Sumber foto: pinterest

Deforestasi Politik: Sawit, Suku Asli, dan Alam yang Merintih

Tanggal: 20 Mei 2025 21:59 wib.
Deforestasi politik di Indonesia telah menjadi isu yang semakin mendesak, terutama dalam konteks konversi hutan menjadi lahan perkebunan sawit. Kebijakan yang tidak berpihak pada kelestarian lingkungan telah menyebabkan dampak serius bagi suku adat dan ekosistem di sekitarnya. Dalam perjalanan waktu, hutan yang merupakan paru-paru bumi ini mengalami penurunan yang sangat signifikan akibat dari berbagai kepentingan politik dan ekonomi.

Sektor perkebunan sawit di Indonesia menjadi salah satu penyebab utama deforestasi. Pemerintah seringkali memberikan izin kepada perusahaan perkebunan untuk membuka lahan hutan tanpa mempertimbangkan dampak negatif yang ditimbulkan. Pembukaan lahan untuk sawit tidak hanya menyisakan jejak ekologis yang mendalam, tetapi juga merusak habitat asli hewan dan tumbuhan yang telah ada selama ribuan tahun. Hutan yang dihancurkan menjadi lahan sawit berkontribusi besar terhadap perubahan iklim, mengurangi keanekaragaman hayati, dan memperburuk kerusakan lingkungan.

Suku adat yang mendiami wilayah-wilayah hutan ini seringkali menjadi korban utama dari kebijakan deforestasi. Mereka telah hidup berdampingan dengan hutan selama ratusan tahun dan memiliki hubungan yang erat dengan ekosistem tersebut. Kehilangan lahan mereka bukan saja berarti kehilangan tempat tinggal, tetapi juga menghilangkan sumber mata pencaharian, budaya, dan tradisi. Suku-suku ini sering kali tidak diberi suara dalam pengambilan keputusan terkait penggunaan lahan mereka. Hal ini menjadi pertanda jelas bahwa kepentingan politik seringkali mengalahkan hak-hak dasar masyarakat adat.
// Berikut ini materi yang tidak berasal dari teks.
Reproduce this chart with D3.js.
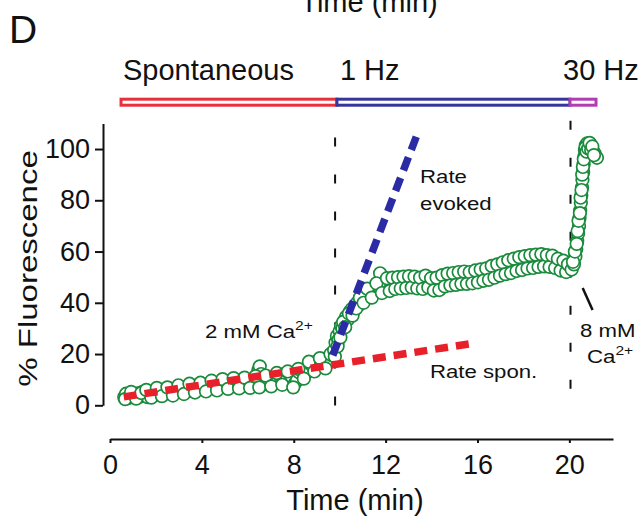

Banyak suku adat, seperti Suku Dayak di Kalimantan atau Suku Mentawai di Sumatra, merasakan dampak langsung dari tindakan korporasi yang didukung oleh pemerintah. Lahan tempat mereka berburu, bercocok tanam, dan beribadah menjadi hilang satu per satu. Alhasil, generasi muda suku adat kehilangan identitas budaya mereka, yang tidak dapat dipisahkan dari alam dan hutan yang mereka huni.

Di sisi lain, pohon-pohon yang ditebang untuk membuka lahan sawit juga memperburuk kondisi alam yang semakin merintih. Proses penggundulan hutan telah menyebabkan tanah longsor, penurunan kualitas tanah, dan pencemaran air. Sebagai contoh, setelah hutan ditebang, tidak ada lagi pepohonan yang menyerap air hujan, sehingga mengakibatkan banjir di musim hujan dan kekeringan di musim kemarau. Hal ini mempengaruhi tidak hanya manusia tetapi juga berbagai spesies hewan yang bergantung pada ekosistem yang seimbang.

Kementerian Lingkungan Hidup dan Kehutanan telah mengupayakan berbagai langkah untuk menanggulangi deforestasi, tetapi tantangan yang dihadapi sangat besar. Konflik antara kepentingan ekonomi dan pelestarian lingkungan sering kali membuat upaya tersebut menjadi tidak efektif. Masyarakat dan organisasi non-pemerintah terus berjuang untuk hak-hak suku adat dan kelestarian hutan, tetapi masih banyak pekerjaan yang harus dilakukan.

Deforestasi politik yang dijalankan dalam nama pembangunan memberikan kontribusi tidak hanya pada kerusakan lingkungan tetapi juga melanggar hak asasi manusia. Sawit menjadi simbol dari konflik ini, di mana keuntungan jangka pendek dianggap lebih berharga dibandingkan dengan keberlanjutan jangka panjang. Alam, yang seharusnya dijaga, kini merintih dalam kesakitan akibat keputusan-keputusan yang tidak adil dan seringkali berorientasi pada kepentingan tertentu.

Kini, tantangan terbesar adalah bagaimana menyelaraskan antara kebutuhan ekonomi dan pelestarian lingkungan serta menghormati hak-hak suku adat. Situasi yang terjadi saat ini memanggil semua pihak untuk saling berkolaborasi demi masa depan yang lebih baik bagi hutan, suku adat, dan tentu saja, alam yang merintih.